▸ **DATA LINES**
>> BEGIN

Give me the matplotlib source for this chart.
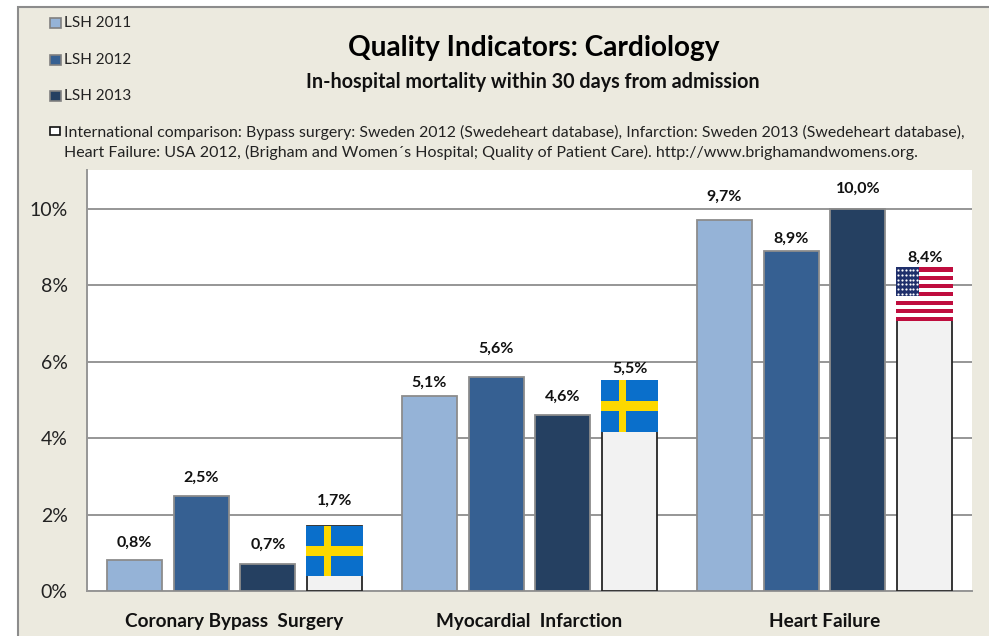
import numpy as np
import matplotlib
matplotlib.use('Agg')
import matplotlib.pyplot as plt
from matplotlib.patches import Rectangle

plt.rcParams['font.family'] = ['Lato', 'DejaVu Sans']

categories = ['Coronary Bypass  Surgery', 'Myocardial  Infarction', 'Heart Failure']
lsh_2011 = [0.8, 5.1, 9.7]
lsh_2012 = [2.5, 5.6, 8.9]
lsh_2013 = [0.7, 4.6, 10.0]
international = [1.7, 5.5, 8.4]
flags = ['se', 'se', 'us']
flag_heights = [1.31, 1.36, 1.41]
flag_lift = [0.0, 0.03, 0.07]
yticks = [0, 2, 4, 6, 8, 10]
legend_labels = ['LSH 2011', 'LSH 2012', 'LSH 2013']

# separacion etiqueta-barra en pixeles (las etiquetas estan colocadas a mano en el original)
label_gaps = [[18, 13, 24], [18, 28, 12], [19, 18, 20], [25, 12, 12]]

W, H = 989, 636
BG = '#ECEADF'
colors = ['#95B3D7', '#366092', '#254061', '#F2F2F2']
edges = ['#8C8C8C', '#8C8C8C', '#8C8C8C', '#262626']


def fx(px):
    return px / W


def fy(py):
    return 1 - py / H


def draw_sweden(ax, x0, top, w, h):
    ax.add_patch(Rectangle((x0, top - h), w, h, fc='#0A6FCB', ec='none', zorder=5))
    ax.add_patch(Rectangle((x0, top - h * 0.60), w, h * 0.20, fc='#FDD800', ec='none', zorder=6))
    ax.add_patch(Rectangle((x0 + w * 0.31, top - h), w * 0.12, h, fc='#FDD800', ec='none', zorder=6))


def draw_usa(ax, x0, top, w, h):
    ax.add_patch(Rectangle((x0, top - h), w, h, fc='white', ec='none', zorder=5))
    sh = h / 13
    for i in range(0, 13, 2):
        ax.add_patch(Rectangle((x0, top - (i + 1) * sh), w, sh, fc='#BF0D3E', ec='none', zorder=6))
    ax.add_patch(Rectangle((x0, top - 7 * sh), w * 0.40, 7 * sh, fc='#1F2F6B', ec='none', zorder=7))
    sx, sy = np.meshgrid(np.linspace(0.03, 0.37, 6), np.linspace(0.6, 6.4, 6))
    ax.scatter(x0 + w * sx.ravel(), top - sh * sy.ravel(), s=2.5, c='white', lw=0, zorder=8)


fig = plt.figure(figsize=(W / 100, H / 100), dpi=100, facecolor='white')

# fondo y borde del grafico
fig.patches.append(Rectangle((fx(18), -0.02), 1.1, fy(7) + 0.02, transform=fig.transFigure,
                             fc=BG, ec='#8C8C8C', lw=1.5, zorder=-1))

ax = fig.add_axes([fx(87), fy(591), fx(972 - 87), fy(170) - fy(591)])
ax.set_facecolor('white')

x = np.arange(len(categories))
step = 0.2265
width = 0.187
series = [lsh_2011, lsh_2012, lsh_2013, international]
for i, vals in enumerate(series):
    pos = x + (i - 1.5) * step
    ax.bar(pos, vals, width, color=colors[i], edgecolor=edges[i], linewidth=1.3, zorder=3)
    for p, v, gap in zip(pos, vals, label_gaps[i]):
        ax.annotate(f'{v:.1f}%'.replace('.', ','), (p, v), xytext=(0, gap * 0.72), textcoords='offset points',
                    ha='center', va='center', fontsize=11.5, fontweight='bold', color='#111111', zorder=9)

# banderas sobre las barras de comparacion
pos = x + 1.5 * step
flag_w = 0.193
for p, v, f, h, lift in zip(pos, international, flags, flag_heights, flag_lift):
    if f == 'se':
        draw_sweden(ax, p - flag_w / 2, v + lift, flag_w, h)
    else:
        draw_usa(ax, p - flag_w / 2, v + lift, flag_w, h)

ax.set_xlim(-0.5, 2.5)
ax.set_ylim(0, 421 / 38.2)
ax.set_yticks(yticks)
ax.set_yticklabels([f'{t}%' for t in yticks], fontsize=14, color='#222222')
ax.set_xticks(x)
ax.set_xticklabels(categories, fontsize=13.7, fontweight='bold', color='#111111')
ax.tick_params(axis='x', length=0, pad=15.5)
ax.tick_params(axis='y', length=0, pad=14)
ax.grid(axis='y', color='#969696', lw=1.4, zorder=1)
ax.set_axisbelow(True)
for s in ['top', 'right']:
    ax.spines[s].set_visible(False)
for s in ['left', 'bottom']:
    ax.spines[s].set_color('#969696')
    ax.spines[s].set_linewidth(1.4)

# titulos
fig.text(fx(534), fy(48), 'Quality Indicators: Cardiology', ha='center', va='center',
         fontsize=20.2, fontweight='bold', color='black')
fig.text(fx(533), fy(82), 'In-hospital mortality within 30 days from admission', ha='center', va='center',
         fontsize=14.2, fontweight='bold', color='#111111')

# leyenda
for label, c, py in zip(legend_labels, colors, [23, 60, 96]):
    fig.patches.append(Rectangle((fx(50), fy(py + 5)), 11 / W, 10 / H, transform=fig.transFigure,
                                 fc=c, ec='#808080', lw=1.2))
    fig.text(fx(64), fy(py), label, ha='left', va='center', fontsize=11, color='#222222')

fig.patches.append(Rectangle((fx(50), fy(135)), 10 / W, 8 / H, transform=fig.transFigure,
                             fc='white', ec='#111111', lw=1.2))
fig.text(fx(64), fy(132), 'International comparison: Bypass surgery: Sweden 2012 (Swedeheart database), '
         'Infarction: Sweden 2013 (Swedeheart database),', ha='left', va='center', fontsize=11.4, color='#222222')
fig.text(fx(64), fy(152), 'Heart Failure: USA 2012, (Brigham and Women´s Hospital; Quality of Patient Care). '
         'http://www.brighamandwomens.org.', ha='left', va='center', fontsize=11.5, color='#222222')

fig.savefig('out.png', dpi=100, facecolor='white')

>> END

▸ **TASK DESCRIPTION**
Every line of the data should be copied as it stands, without the images.

▸ **SOLUTION TO THIS PROBLEM**
Give me the matplotlib source for this chart.
import numpy as np
import matplotlib
matplotlib.use('Agg')
import matplotlib.pyplot as plt
from matplotlib.patches import Rectangle

plt.rcParams['font.family'] = ['Lato', 'DejaVu Sans']

categories = ['Coronary Bypass  Surgery', 'Myocardial  Infarction', 'Heart Failure']
lsh_2011 = [0.8, 5.1, 9.7]
lsh_2012 = [2.5, 5.6, 8.9]
lsh_2013 = [0.7, 4.6, 10.0]
international = [1.7, 5.5, 8.4]
flags = ['se', 'se', 'us']
flag_heights = [1.31, 1.36, 1.41]
flag_lift = [0.0, 0.03, 0.07]
yticks = [0, 2, 4, 6, 8, 10]
legend_labels = ['LSH 2011', 'LSH 2012', 'LSH 2013']

# separacion etiqueta-barra en pixeles (las etiquetas estan colocadas a mano en el original)
label_gaps = [[18, 13, 24], [18, 28, 12], [19, 18, 20], [25, 12, 12]]

W, H = 989, 636
BG = '#ECEADF'
colors = ['#95B3D7', '#366092', '#254061', '#F2F2F2']
edges = ['#8C8C8C', '#8C8C8C', '#8C8C8C', '#262626']


def fx(px):
    return px / W


def fy(py):
    return 1 - py / H


def draw_sweden(ax, x0, top, w, h):
    ax.add_patch(Rectangle((x0, top - h), w, h, fc='#0A6FCB', ec='none', zorder=5))
    ax.add_patch(Rectangle((x0, top - h * 0.60), w, h * 0.20, fc='#FDD800', ec='none', zorder=6))
    ax.add_patch(Rectangle((x0 + w * 0.31, top - h), w * 0.12, h, fc='#FDD800', ec='none', zorder=6))


def draw_usa(ax, x0, top, w, h):
    ax.add_patch(Rectangle((x0, top - h), w, h, fc='white', ec='none', zorder=5))
    sh = h / 13
    for i in range(0, 13, 2):
        ax.add_patch(Rectangle((x0, top - (i + 1) * sh), w, sh, fc='#BF0D3E', ec='none', zorder=6))
    ax.add_patch(Rectangle((x0, top - 7 * sh), w * 0.40, 7 * sh, fc='#1F2F6B', ec='none', zorder=7))
    sx, sy = np.meshgrid(np.linspace(0.03, 0.37, 6), np.linspace(0.6, 6.4, 6))
    ax.scatter(x0 + w * sx.ravel(), top - sh * sy.ravel(), s=2.5, c='white', lw=0, zorder=8)


fig = plt.figure(figsize=(W / 100, H / 100), dpi=100, facecolor='white')

# fondo y borde del grafico
fig.patches.append(Rectangle((fx(18), -0.02), 1.1, fy(7) + 0.02, transform=fig.transFigure,
                             fc=BG, ec='#8C8C8C', lw=1.5, zorder=-1))

ax = fig.add_axes([fx(87), fy(591), fx(972 - 87), fy(170) - fy(591)])
ax.set_facecolor('white')

x = np.arange(len(categories))
step = 0.2265
width = 0.187
series = [lsh_2011, lsh_2012, lsh_2013, international]
for i, vals in enumerate(series):
    pos = x + (i - 1.5) * step
    ax.bar(pos, vals, width, color=colors[i], edgecolor=edges[i], linewidth=1.3, zorder=3)
    for p, v, gap in zip(pos, vals, label_gaps[i]):
        ax.annotate(f'{v:.1f}%'.replace('.', ','), (p, v), xytext=(0, gap * 0.72), textcoords='offset points',
                    ha='center', va='center', fontsize=11.5, fontweight='bold', color='#111111', zorder=9)

# banderas sobre las barras de comparacion
pos = x + 1.5 * step
flag_w = 0.193
for p, v, f, h, lift in zip(pos, international, flags, flag_heights, flag_lift):
    if f == 'se':
        draw_sweden(ax, p - flag_w / 2, v + lift, flag_w, h)
    else:
        draw_usa(ax, p - flag_w / 2, v + lift, flag_w, h)

ax.set_xlim(-0.5, 2.5)
ax.set_ylim(0, 421 / 38.2)
ax.set_yticks(yticks)
ax.set_yticklabels([f'{t}%' for t in yticks], fontsize=14, color='#222222')
ax.set_xticks(x)
ax.set_xticklabels(categories, fontsize=13.7, fontweight='bold', color='#111111')
ax.tick_params(axis='x', length=0, pad=15.5)
ax.tick_params(axis='y', length=0, pad=14)
ax.grid(axis='y', color='#969696', lw=1.4, zorder=1)
ax.set_axisbelow(True)
for s in ['top', 'right']:
    ax.spines[s].set_visible(False)
for s in ['left', 'bottom']:
    ax.spines[s].set_color('#969696')
    ax.spines[s].set_linewidth(1.4)

# titulos
fig.text(fx(534), fy(48), 'Quality Indicators: Cardiology', ha='center', va='center',
         fontsize=20.2, fontweight='bold', color='black')
fig.text(fx(533), fy(82), 'In-hospital mortality within 30 days from admission', ha='center', va='center',
         fontsize=14.2, fontweight='bold', color='#111111')

# leyenda
for label, c, py in zip(legend_labels, colors, [23, 60, 96]):
    fig.patches.append(Rectangle((fx(50), fy(py + 5)), 11 / W, 10 / H, transform=fig.transFigure,
                                 fc=c, ec='#808080', lw=1.2))
    fig.text(fx(64), fy(py), label, ha='left', va='center', fontsize=11, color='#222222')

fig.patches.append(Rectangle((fx(50), fy(135)), 10 / W, 8 / H, transform=fig.transFigure,
                             fc='white', ec='#111111', lw=1.2))
fig.text(fx(64), fy(132), 'International comparison: Bypass surgery: Sweden 2012 (Swedeheart database), '
         'Infarction: Sweden 2013 (Swedeheart database),', ha='left', va='center', fontsize=11.4, color='#222222')
fig.text(fx(64), fy(152), 'Heart Failure: USA 2012, (Brigham and Women´s Hospital; Quality of Patient Care). '
         'http://www.brighamandwomens.org.', ha='left', va='center', fontsize=11.5, color='#222222')

fig.savefig('out.png', dpi=100, facecolor='white')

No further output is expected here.